'''

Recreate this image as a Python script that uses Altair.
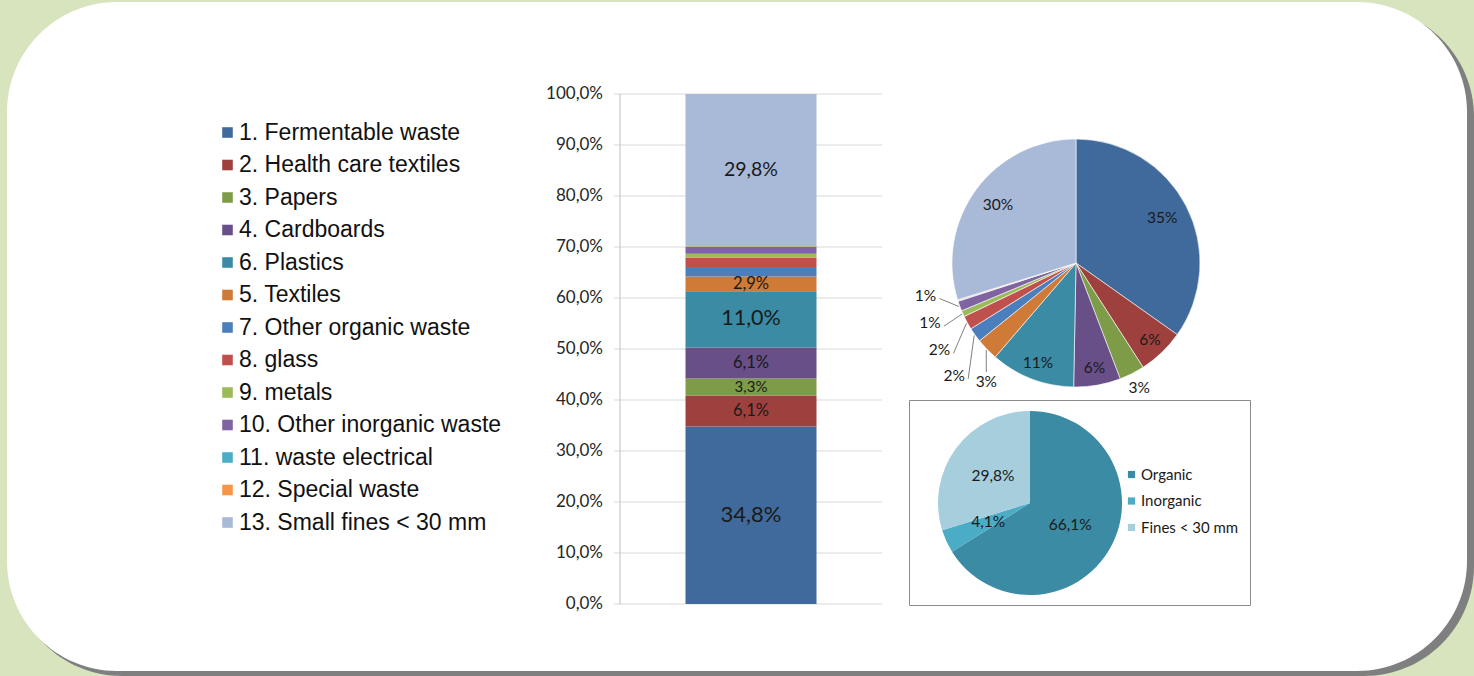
import altair as alt
import pandas as pd

# ---------------- data ----------------
categories = [
    "1. Fermentable waste", "2. Health care textiles", "3. Papers", "4. Cardboards",
    "6. Plastics", "5. Textiles", "7. Other organic waste", "8. glass", "9. metals",
    "10. Other inorganic waste", "11. waste electrical", "12. Special waste",
    "13. Small fines < 30 mm",
]
shares = [34.8, 6.1, 3.3, 6.1, 11.0, 2.9, 1.9, 1.8, 0.8, 1.3, 0.1, 0.1, 29.8]

groups = ["Organic", "Inorganic", "Fines < 30 mm"]
group_shares = [66.1, 4.1, 29.8]

y_ticks = [0, 10, 20, 30, 40, 50, 60, 70, 80, 90, 100]

# ---------------- styles ----------------
colors = ["#3F6A9B", "#9E413E", "#7E9B48", "#684F87", "#3A8BA3", "#CF7A36",
          "#4A7EBC", "#C0504D", "#9BBB59", "#8064A2", "#4BACC6", "#F79646", "#A9B9D8"]
group_colors = ["#3A8BA3", "#4BACC6", "#A6CEDC"]
CAL = "Lato"

df = pd.DataFrame({"category": categories, "share": shares,
                   "order": list(range(len(categories))), "bar": "all"})
gdf = pd.DataFrame({"group": groups, "share": group_shares, "order": [0, 1, 2]})
tdf = pd.DataFrame({"t": y_ticks})
one = pd.DataFrame({"k": [0]})

cscale = alt.Scale(domain=categories, range=colors)
yscale = alt.Scale(domain=[0, 100], range=[604, 94])
xscale = alt.Scale(range=[620, 882], paddingInner=0, paddingOuter=0.5)

# ---------------- background panel ----------------
shadow = alt.Chart(one).mark_rect(cornerRadius=110, color="#7F7F7F").encode(
    x=alt.value(12), x2=alt.value(1474), y=alt.value(7), y2=alt.value(676))
panel = alt.Chart(one).mark_rect(cornerRadius=110, color="#FFFFFF").encode(
    x=alt.value(7), x2=alt.value(1467), y=alt.value(2), y2=alt.value(671))

# ---------------- stacked bar ----------------
grid = alt.Chart(tdf).mark_rule(color="#D9D9D9", strokeWidth=1).encode(
    y=alt.Y("t:Q", scale=yscale, axis=None), x=alt.value(614), x2=alt.value(882))
axis_line = alt.Chart(one).mark_rule(color="#BFBFBF", strokeWidth=1).encode(
    x=alt.value(620), y=alt.value(94), y2=alt.value(604))
tick_labels = alt.Chart(tdf).transform_calculate(
    lab="replace(format(datum.t, '.1f'), '.', ',') + '%'"
).mark_text(align="right", baseline="middle", font=CAL, fontSize=17, color="#262626").encode(
    y=alt.Y("t:Q", scale=yscale, axis=None), x=alt.value(603), text="lab:N")

bar = alt.Chart(df).mark_bar().encode(
    x=alt.X("bar:N", scale=xscale, axis=None),
    y=alt.Y("share:Q", stack="zero", scale=yscale, axis=None),
    color=alt.Color("category:N", scale=cscale, legend=alt.Legend(
        orient="none", legendX=216, legendY=121, title=None, padding=0,
        symbolType="square", symbolSize=112, symbolStrokeWidth=0,
        labelFont="Liberation Sans", labelFontSize=23, labelColor="#111111",
        labelOffset=0, rowPadding=8.5, labelLimit=400)),
    order=alt.Order("order:Q"),
)

labeled = [c for c, s in zip(categories, shares) if s >= 2.5]
bar_labels = alt.Chart(df).transform_stack(
    stack="share", groupby=["bar"], sort=[alt.SortField("order")], as_=["y0", "y1"]
).transform_filter("datum.share >= 2.5").transform_calculate(
    mid="(datum.y0 + datum.y1) / 2",
    lab="replace(format(datum.share, '.1f'), '.', ',') + '%'",
).mark_text(font=CAL, color="#1A1A1A", baseline="middle").encode(
    x=alt.X("bar:N", scale=xscale, axis=None),
    y=alt.Y("mid:Q", scale=yscale, axis=None),
    text="lab:N",
    size=alt.Size("category:N", legend=None,
                  scale=alt.Scale(type="ordinal", domain=labeled,
                                  range=[22, 16.5, 15, 16.5, 21.5, 16.5, 19.5])),
)
bar_layer = alt.layer(grid, axis_line, tick_labels, bar, bar_labels)

# ---------------- big pie ----------------
CX, CY, R = 1076, 263, 124
pie = alt.Chart(df).mark_arc(outerRadius=R, stroke="#FFFFFF", strokeWidth=0.6).encode(
    theta=alt.Theta("share:Q", stack=True),
    color=alt.Color("category:N", scale=cscale, legend=None),
    order=alt.Order("order:Q"),
    x=alt.value(CX), y=alt.value(CY),
)

pie_base = alt.Chart(df).transform_joinaggregate(total="sum(share)").transform_window(
    cum="sum(share)", sort=[alt.SortField("order")], frame=[None, 0]
).transform_filter("datum.share >= 0.5").transform_calculate(
    small="datum.share < 3 ? 1 : 0"
).transform_window(
    k="row_number()", groupby=["small"], sort=[alt.SortField("order")]
).transform_calculate(
    a="2 * PI * (datum.cum - datum.share / 2) / datum.total",
).transform_calculate(
    la="datum.small ? (217 + 10.2 * (datum.k - 1)) * PI / 180 : datum.a",
    lr="datum.small ? (datum.k == 1 ? 149 : 170 - 4 * (datum.k - 1)) : (datum.share >= 20 ? 97 : (datum.share >= 5 ? 107 : 140))",
).transform_calculate(
    lx=f"{CX} + datum.lr * sin(datum.la)",
    ly=f"{CY} - datum.lr * cos(datum.la)",
    ex=f"{CX} + {R + 1} * sin(datum.a)",
    ey=f"{CY} - {R + 1} * cos(datum.a)",
    lab="format(datum.share, '.0f') + '%'",
).transform_calculate(
    sx="datum.k == 1 ? datum.lx : datum.lx + 14",
    sy="datum.k == 1 ? datum.ly - 10 : datum.ly + 3",
)

pie_text = pie_base.mark_text(font=CAL, fontSize=15.5, color="#1A1A1A", baseline="middle").encode(
    x=alt.X("lx:Q", scale=None), y=alt.Y("ly:Q", scale=None), text="lab:N")
leaders = pie_base.transform_filter("datum.small == 1").mark_rule(
    color="#808080", strokeWidth=1).encode(
    x=alt.X("sx:Q", scale=None), x2="ex:Q", y=alt.Y("sy:Q", scale=None), y2="ey:Q")
pie_layer = alt.layer(pie, leaders, pie_text)

# ---------------- small pie in box ----------------
box = alt.Chart(one).mark_rect(fill="#FFFFFF", stroke="#8C8C8C", strokeWidth=1).encode(
    x=alt.value(909.5), x2=alt.value(1250.5), y=alt.value(400.5), y2=alt.value(605.5))

gscale = alt.Scale(domain=groups, range=group_colors)
spie = alt.Chart(gdf).mark_arc(outerRadius=92).encode(
    theta=alt.Theta("share:Q", stack=True),
    color=alt.Color("group:N", scale=gscale, legend=alt.Legend(
        orient="none", legendX=1124, legendY=467, title=None, padding=0,
        symbolType="square", symbolSize=52, symbolStrokeWidth=0,
        labelFont=CAL, labelFontSize=15, labelColor="#1A1A1A",
        labelOffset=2, rowPadding=10.5, labelLimit=300)),
    order=alt.Order("order:Q"),
    x=alt.value(1030), y=alt.value(503),
)
spie_text = alt.Chart(gdf).transform_calculate(
    lab="replace(format(datum.share, '.1f'), '.', ',') + '%'"
).mark_text(radius=46, font=CAL, fontSize=15.5, color="#1A1A1A", baseline="middle").encode(
    theta=alt.Theta("share:Q", stack=True),
    order=alt.Order("order:Q"),
    x=alt.value(1030), y=alt.value(503),
    text="lab:N",
)
small_layer = alt.layer(spie, spie_text)

chart = alt.layer(shadow, panel, bar_layer, pie_layer, box, small_layer).resolve_scale(
    x="independent", y="independent", color="independent", theta="independent",
    size="independent",
).properties(
    width=1474, height=676, background="#D7E4BD", padding=0, autosize="none",
).configure_view(strokeWidth=0)

chart.save("out.html", embed_options={"renderer": "svg", "actions": False})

'''

- **TASK DESCRIPTION**
From the first line of the listing above, repeat every line through the one holding "x2=alt.value(1467), y=alt.value(2), y2=alt.value(671))". Both ends count, and pictures stay out.

- **RESPONSE FOR THIS EXERCISE**
Recreate this image as a Python script that uses Altair.
import altair as alt
import pandas as pd

# ---------------- data ----------------
categories = [
    "1. Fermentable waste", "2. Health care textiles", "3. Papers", "4. Cardboards",
    "6. Plastics", "5. Textiles", "7. Other organic waste", "8. glass", "9. metals",
    "10. Other inorganic waste", "11. waste electrical", "12. Special waste",
    "13. Small fines < 30 mm",
]
shares = [34.8, 6.1, 3.3, 6.1, 11.0, 2.9, 1.9, 1.8, 0.8, 1.3, 0.1, 0.1, 29.8]

groups = ["Organic", "Inorganic", "Fines < 30 mm"]
group_shares = [66.1, 4.1, 29.8]

y_ticks = [0, 10, 20, 30, 40, 50, 60, 70, 80, 90, 100]

# ---------------- styles ----------------
colors = ["#3F6A9B", "#9E413E", "#7E9B48", "#684F87", "#3A8BA3", "#CF7A36",
          "#4A7EBC", "#C0504D", "#9BBB59", "#8064A2", "#4BACC6", "#F79646", "#A9B9D8"]
group_colors = ["#3A8BA3", "#4BACC6", "#A6CEDC"]
CAL = "Lato"

df = pd.DataFrame({"category": categories, "share": shares,
                   "order": list(range(len(categories))), "bar": "all"})
gdf = pd.DataFrame({"group": groups, "share": group_shares, "order": [0, 1, 2]})
tdf = pd.DataFrame({"t": y_ticks})
one = pd.DataFrame({"k": [0]})

cscale = alt.Scale(domain=categories, range=colors)
yscale = alt.Scale(domain=[0, 100], range=[604, 94])
xscale = alt.Scale(range=[620, 882], paddingInner=0, paddingOuter=0.5)

# ---------------- background panel ----------------
shadow = alt.Chart(one).mark_rect(cornerRadius=110, color="#7F7F7F").encode(
    x=alt.value(12), x2=alt.value(1474), y=alt.value(7), y2=alt.value(676))
panel = alt.Chart(one).mark_rect(cornerRadius=110, color="#FFFFFF").encode(
    x=alt.value(7), x2=alt.value(1467), y=alt.value(2), y2=alt.value(671))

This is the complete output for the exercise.